It's not pedagogy. It's not psychotherapy. It's psychagogy.
Healing counsel is neither psychotherapy nor pedagogy. It is a contemporary practice of psychagogy. Psychagogy is pedagogy’s lesser-known twin; both were born in Ancient Greece. Socrates was a psychagogue! If pedagogy literally means “to act upon or lead children,” then psychagogy means “leading or acting upon psyches (or souls).” Psychagogy embraces and supports the process through which we change our relations to our psyches, our souls, and ourselves. It also asks us to appreciate that our psyches only exist because we live with--and depend upon--others.
As a therapeutic method, psychagogy unfolds through lively conversation. Although we don't always notice it, “converse” (from the Latin root converso) initially denotes: to revolve, to turn around, to invert, to change. Through conversing deeply and openly with one another, we can sometimes turn our "selves" around, and thereby change our lives.
Healing Counsel promotes this kind of transformative conversation. Counseling is necessarily a collaboration, and in its most literal sense it means “to go with” or “to jump with.” In healing counsel, when we converse, we jump into the streams of life together and attempt to follow their healing currents.
My practice emerges from the skills and resources I have developed while living and thriving with Crohn’s disease. Over the last 40 years or so, this experience has challenged me not only to desire to heal, but also to recognize that healing is a value. Unfortunately, in our culture we too often fail to appreciate it as such. In so doing, we fail to recognize ourselves as care-full beings.
Luckily for us, life provides many opportunities to redress our neglect. Unluckily, they often occur in circumstances that involve pain, debility, and loss.

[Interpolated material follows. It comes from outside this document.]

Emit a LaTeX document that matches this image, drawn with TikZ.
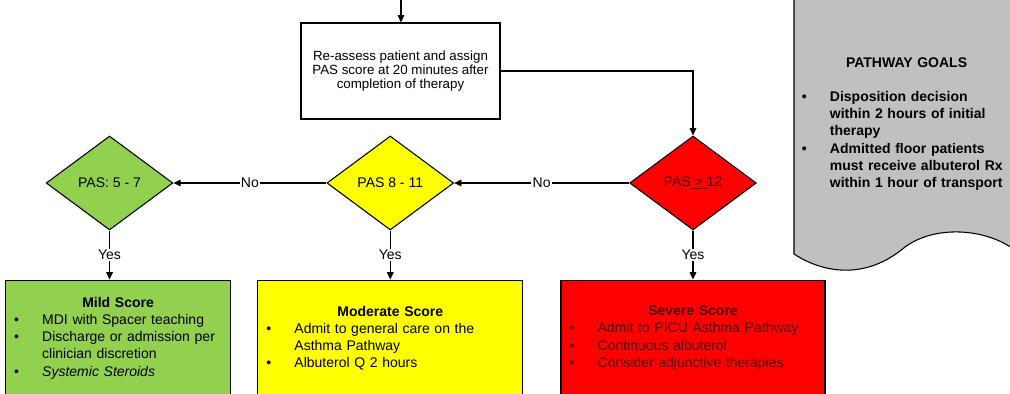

As a therapeutic process, Healing Counsel encourages us to embrace the potential for healing embedded in even our most traumatic experiences. From our sessions you can expect to gain clearer insights about the intelligence that illnesses often reveal (if only in concealed forms) and to develop strategies for cultivating more healing relations to your “self” and to the world. Reframing illness–or any of the other shit that life sends our way–as a call for healing, healing counsel seeks to expand our repertoire for living with more grace and freedom.